Case study

Legal Practice Course (LPC) — Karen Holden

Karen studied her LPC part time at The University of Law (ULaw) while working in the public sector, before founding A City Law Firm

I grew up on a council estate and watched my mum work three jobs as a single parent. Anyone from a similar background who's worried about access to law should feel encouraged by all of the alternative routes to qualification.

Learning about different cultures, out-of-London employees and varied employment opportunities opened my eyes to the legal world

You can study part time while working, or your employer can pay you to do the LPC. Working as a paralegal and then a trainee while studying can have major advantages and not just financially.
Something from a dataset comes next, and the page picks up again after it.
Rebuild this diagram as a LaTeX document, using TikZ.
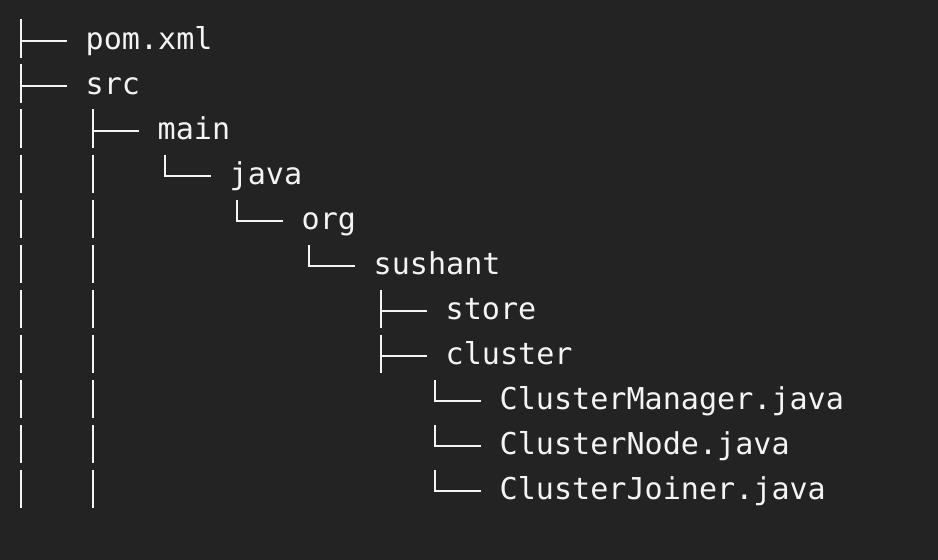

You get to apply what you learn in real time.

I studied my LPC part time. Like a lot of students, I had very little money but working throughout my studies enabled me to pay the bills.

Studying at ULaw was incredibly exciting. Learning about different cultures, out-of-London employees and varied employment opportunities opened my eyes to the legal world.

Some of our amazing trainees have come from ULaw. Trainees have to be proactive, think outside the box and not be too traditional or conformist. Be diverse and show that you're willing to try new things. Create blog ideas for the website, go networking, promote a new technology for the firm and show enthusiasm.

If you want a career in law, be persistent, have confidence and work hard. If you don't get a contract straightaway, do another role and prove yourself in the Crown Prosecution Service (CPS), in-house or at a private company. Experience can never be taken for granted.